Stefanie: In an interview with SmokeLong Quarterly, you are called “an Ambassador of flash.” How do you feel about that title? Is it a tough role? Do you get to wear a nice uniform?

Bruce: The Ambassador of Flash is, of course, the guy who addresses the General Assembly of the United Nations wearing a trench coat. At the conclusion of his remarks, he opens the coat to show that he is wearing nothing underneath. As much as I could use the publicity, no, I am not that guy.

Actually, I am pleased with the idea that I can be considered the *anything* of flash fiction, or the *anything* of *anything*. After all, to receive a moniker, someone has to be reading your work. But I’m not sure that flash fiction needs an ambassador. Very short narratives are everywhere. They can speak for themselves.

There is one sense in which I’d like to earn the role of Ambassador. I’d like to be an Ambassador between literary traditions and communities of writers. I have always published both commercial and literary fiction, and I have always been dismayed to hear writers of one tradition dismissing the writers of other traditions or different ambitions. I know novelists who don’t consider writers with poor sales to be “real” writers, and I know novelists who think that anything published as category fiction can’t be worth reading. Some of these attitudes are the result of tribalism or the desire to shield one’s ego from the painful radiation that shines from varieties of success that are different from one’s own. And some of these attitudes, I’m happy to say, have been breaking down for a generation. But I’d like to see more discussion between different kinds of writers. I think we have a lot to learn from one another.

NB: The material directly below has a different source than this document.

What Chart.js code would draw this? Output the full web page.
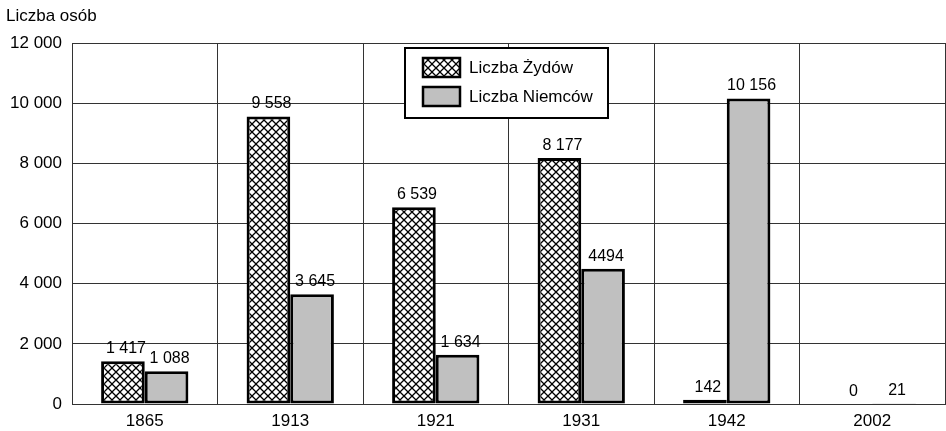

I arranged for a collaboration between science fiction and literary writers when six of us wrote a collaborative symmetrina that was published in Indiana Review. That was fun, but what really pleased me was knowing that the contributor’s notes for that issue would reveal diverse publishing histories. Writers who publish in Realms of Fantasy or Asimov’s don’t usually contribute to university-backed literary magazines.

Stefanie: You are completing a novel (working title: Steam) – how do you balance working on the novel and continuing to produce at least three pieces of flash a month as you do in your shortshortshort email subscription service?

Bruce: I’ve been writing Steam in much the same way that I write the short-shorts. I write three stories a month, and I also write three novel chapters a month. In fact, just as I have paying subscribers for the stories, I have paying subscribers for the novel.

In some ways, keeping up with both at the same time has been an enervating experience. I have to shift mental gears to go from shorts to a novel chapter and then back again. And in the last month, the process has broken down some. With a too-busy schedule of an international house move from London, intensive teaching, family visits, and some house remodeling, something had to give. I’m about five chapters behind schedule on the novel now.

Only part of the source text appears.